Lessons from Superstorm Sandy inspire N.J. playbook for disaster recovery
The book will bring back some tough memories for victims and first responders, but Gov. Chris Christie says it also highlights what New Jersey has accomplished.
New Jersey Gov. Chris Christie’s administration learned a lot during Superstorm Sandy and the five years of rebuilding. The recollections of his senior staff and cabinet members are now part of a recovery playbook, “Stronger Than The Storm,” for the state.
The book will bring back some tough memories for victims and first responders, Christie said, but it also highlights what’s been accomplished.

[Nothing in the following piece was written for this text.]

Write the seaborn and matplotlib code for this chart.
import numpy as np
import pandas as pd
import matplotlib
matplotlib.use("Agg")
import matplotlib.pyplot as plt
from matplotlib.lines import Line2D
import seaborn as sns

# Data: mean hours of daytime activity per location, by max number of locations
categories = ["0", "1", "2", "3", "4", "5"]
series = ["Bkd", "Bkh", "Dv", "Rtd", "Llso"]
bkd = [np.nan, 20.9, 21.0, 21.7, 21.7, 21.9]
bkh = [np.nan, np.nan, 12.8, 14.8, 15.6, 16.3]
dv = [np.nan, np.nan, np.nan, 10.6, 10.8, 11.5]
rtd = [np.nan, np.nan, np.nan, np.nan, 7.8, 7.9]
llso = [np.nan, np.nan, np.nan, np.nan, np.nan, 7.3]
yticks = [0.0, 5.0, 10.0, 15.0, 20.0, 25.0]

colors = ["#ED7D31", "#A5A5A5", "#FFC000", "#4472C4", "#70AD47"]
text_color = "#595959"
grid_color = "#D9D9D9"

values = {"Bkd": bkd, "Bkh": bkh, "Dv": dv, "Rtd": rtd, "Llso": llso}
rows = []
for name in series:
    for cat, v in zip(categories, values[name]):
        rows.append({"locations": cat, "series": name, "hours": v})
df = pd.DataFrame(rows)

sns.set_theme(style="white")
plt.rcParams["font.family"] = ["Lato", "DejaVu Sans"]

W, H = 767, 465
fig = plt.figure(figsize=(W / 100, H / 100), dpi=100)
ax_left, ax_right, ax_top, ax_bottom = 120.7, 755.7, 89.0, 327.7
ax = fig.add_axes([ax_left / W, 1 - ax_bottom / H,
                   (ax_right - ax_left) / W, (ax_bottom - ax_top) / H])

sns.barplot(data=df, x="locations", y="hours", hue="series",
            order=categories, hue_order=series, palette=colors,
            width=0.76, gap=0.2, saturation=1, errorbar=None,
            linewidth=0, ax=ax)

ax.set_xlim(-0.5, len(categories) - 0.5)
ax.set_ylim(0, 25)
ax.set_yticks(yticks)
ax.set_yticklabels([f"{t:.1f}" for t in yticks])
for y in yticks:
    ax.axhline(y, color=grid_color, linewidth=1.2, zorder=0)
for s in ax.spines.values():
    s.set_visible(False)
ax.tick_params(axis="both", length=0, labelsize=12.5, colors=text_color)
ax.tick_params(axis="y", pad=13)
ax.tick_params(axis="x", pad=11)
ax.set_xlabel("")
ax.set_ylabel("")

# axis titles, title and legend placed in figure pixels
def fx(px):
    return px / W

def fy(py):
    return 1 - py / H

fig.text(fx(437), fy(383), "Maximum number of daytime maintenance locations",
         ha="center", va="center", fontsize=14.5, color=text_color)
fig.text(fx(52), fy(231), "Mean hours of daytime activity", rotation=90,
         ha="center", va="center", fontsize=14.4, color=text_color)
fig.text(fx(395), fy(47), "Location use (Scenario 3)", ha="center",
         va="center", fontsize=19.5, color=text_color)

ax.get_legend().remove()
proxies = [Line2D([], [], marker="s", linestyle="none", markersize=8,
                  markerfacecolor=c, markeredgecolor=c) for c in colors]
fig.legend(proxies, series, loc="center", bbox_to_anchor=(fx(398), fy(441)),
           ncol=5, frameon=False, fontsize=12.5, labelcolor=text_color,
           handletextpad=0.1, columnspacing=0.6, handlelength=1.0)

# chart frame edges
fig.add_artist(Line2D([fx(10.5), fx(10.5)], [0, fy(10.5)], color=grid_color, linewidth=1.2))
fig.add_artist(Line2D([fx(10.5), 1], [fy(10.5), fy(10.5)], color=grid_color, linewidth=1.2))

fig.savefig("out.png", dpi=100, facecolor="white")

“The pictures in there are extraordinary, and you forget — even those of us who were in the middle of it forget — just how severe this was and how extraordinary the task was before us,” he said. “But folks did it, and this book chronicles that.”

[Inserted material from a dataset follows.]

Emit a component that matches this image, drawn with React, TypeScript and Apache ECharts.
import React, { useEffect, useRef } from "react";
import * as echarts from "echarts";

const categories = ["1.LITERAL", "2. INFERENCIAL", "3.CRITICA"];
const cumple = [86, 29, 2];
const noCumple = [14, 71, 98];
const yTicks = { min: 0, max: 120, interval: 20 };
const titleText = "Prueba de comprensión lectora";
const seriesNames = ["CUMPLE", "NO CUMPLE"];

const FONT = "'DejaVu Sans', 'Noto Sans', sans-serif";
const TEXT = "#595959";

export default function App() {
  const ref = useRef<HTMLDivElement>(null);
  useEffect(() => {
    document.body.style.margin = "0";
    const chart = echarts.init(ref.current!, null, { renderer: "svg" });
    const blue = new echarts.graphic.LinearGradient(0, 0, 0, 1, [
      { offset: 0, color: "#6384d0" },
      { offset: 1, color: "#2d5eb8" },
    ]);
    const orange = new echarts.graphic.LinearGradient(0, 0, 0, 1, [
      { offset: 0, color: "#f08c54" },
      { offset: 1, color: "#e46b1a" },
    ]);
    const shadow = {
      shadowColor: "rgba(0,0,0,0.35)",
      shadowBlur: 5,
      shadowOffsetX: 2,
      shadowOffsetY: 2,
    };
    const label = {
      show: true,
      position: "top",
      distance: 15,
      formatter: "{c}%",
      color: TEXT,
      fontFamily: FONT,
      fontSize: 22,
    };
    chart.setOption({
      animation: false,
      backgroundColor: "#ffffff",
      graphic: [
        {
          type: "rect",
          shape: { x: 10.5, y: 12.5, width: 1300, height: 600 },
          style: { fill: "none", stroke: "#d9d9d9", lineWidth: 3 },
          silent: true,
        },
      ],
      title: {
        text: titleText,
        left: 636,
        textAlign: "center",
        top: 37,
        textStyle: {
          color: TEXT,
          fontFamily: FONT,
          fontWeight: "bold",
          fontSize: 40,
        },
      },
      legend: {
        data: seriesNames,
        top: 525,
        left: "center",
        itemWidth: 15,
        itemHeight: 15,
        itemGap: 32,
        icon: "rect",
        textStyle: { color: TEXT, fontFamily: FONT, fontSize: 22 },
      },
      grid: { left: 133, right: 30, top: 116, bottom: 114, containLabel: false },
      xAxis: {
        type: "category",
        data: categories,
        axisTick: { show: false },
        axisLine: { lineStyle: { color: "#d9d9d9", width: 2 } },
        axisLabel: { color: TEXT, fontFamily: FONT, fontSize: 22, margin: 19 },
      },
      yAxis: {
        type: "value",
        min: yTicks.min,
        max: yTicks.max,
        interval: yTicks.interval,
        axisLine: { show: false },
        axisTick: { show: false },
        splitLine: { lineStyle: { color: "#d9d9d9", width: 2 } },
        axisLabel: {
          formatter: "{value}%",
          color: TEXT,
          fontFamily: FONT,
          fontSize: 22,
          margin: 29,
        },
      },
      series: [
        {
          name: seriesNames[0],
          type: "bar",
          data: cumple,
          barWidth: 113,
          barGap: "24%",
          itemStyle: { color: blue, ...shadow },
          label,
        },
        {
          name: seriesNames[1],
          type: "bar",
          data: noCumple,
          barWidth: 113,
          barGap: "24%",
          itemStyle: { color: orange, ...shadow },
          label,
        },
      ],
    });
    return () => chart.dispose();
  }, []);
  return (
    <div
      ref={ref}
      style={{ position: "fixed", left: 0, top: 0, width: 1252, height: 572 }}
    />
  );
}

Trauma centers that didn’t have backup power available during Sandy do now, Christie noted.
“We don’t want to see what we’ve seen happen in other states — and we didn’t see happen here and we won’t in the future — of people who are dying because they can’t have power to give them the treatment they need for whatever they’re suffering from at that time,” he said.
Improvements in the power grid should also prevent water-treatment and wastewater-treatment plants from being out of operation if there are other severe storms, he said.
This month marks five years since Sandy damaged or destroyed 365,000 homes in New Jersey. The recovery from Sandy is about 85 percent complete, Christie said, acknowledging that about a thousand families are still not back home.